The scope has expanded, too. Today’s retail accessibility leader is thinking about digital accessibility (screen readers, app navigation, online ordering), sensory-friendly shopping hours, employee accommodations, and how store design can work for neurodivergent customers. Physical accessibility is still core to the job, but it’s no longer the only part.
For facility managers, this evolution matters. The person championing accessibility at corporate is increasingly influential, and they’re looking at every part of the physical store, including the spaces you manage. Understanding what they care about puts you in a better position to work with them, not just respond to their requests.
What This Means If You Manage Facilities
If you’re a facility manager at a retailer, the practical takeaway is this: there is very likely someone at your company (or someone who should be) whose job is to push for better accessibility across all your locations. That person needs people in the field who get it. They typically sit in legal, HR, DEI, or operations, and they’re often easier to find than you’d think.

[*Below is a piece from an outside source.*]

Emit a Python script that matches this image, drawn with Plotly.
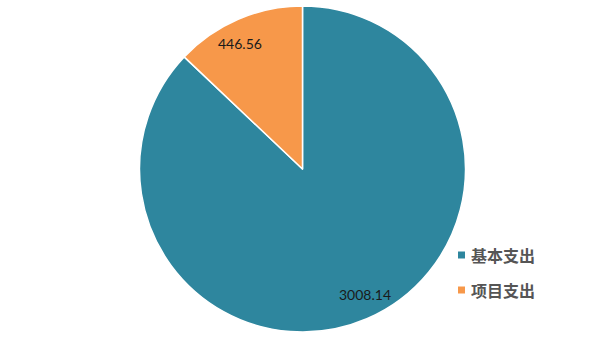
import math
import plotly.graph_objects as go

categories = ["基本支出", "项目支出"]
values = [3008.14, 446.56]
colors = ["#2E869E", "#F7984A"]

W, H = 605, 340
MT, MB = 6, 8
PH = H - MT - MB
R = 163

fig = go.Figure()
fig.add_trace(go.Pie(
    labels=categories,
    values=values,
    sort=False,
    direction="clockwise",
    rotation=0,
    marker=dict(colors=colors, line=dict(color="#FFFFFF", width=1.5)),
    textinfo="none",
    showlegend=False,
    hoverinfo="label+value+percent",
))

# value labels placed along each slice's mid-angle
total = sum(values)
cum = 0.0
for v in values:
    mid = (cum + v / 2) / total * 360 - 3  # degrees clockwise from top
    cum += v
    rr = 0.86 * R
    dx = rr * math.sin(math.radians(mid))
    dy = rr * math.cos(math.radians(mid))
    fig.add_annotation(xref="paper", yref="paper",
                       x=0.5 + dx / W, y=0.5 + dy / PH,
                       xanchor="center", yanchor="middle", showarrow=False,
                       text=f"{v:.2f}",
                       font=dict(family="Lato", size=14, color="#1a1a1a"))

# legend drawn manually
legend_y = [255, 290]
for cat, col, yy in zip(categories, colors, legend_y):
    yp = (H - MB - yy) / PH
    fig.add_shape(type="rect", xref="paper", yref="paper",
                  x0=458 / W, x1=465 / W, y0=yp - 3.5 / PH, y1=yp + 3.5 / PH,
                  fillcolor=col, line=dict(width=0))
    fig.add_annotation(xref="paper", yref="paper", x=469 / W, y=yp,
                       xanchor="left", yanchor="middle", showarrow=False,
                       text="<b>" + cat + "</b>",
                       font=dict(family="Noto Sans CJK SC", size=16, color="#555555"))

fig.update_layout(
    width=W, height=H,
    margin=dict(l=0, r=0, t=MT, b=MB),
    paper_bgcolor="#FFFFFF", plot_bgcolor="#FFFFFF",
)
fig.write_html("out.html")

Start by learning the difference between ADA compliance (the legal requirement) and accessibility (the broader goal). Your accessible restrooms, entrances, and pathways should actually work well for people with disabilities, not just pass an inspection. Walk your restrooms and ask: are the soap dispensers reachable from a wheelchair? Could a child reach the sink without being lifted? Is the accessible stall actually usable, or is it full of cleaning supplies?
Document what you find. Accessibility leaders need data from the field to make their case for budget, and your observations carry more weight than you’d think. Many of the gaps you’ll spot don’t require major renovations to fix. Adjusting dispenser heights, adding a step stool at a sink, clearing storage out of accessible stalls. These are the kinds of low-cost improvements that show the value of paying attention.
When the accessibility leader at corporate comes looking for a facilities partner who already speaks their language, you want to be the person they call.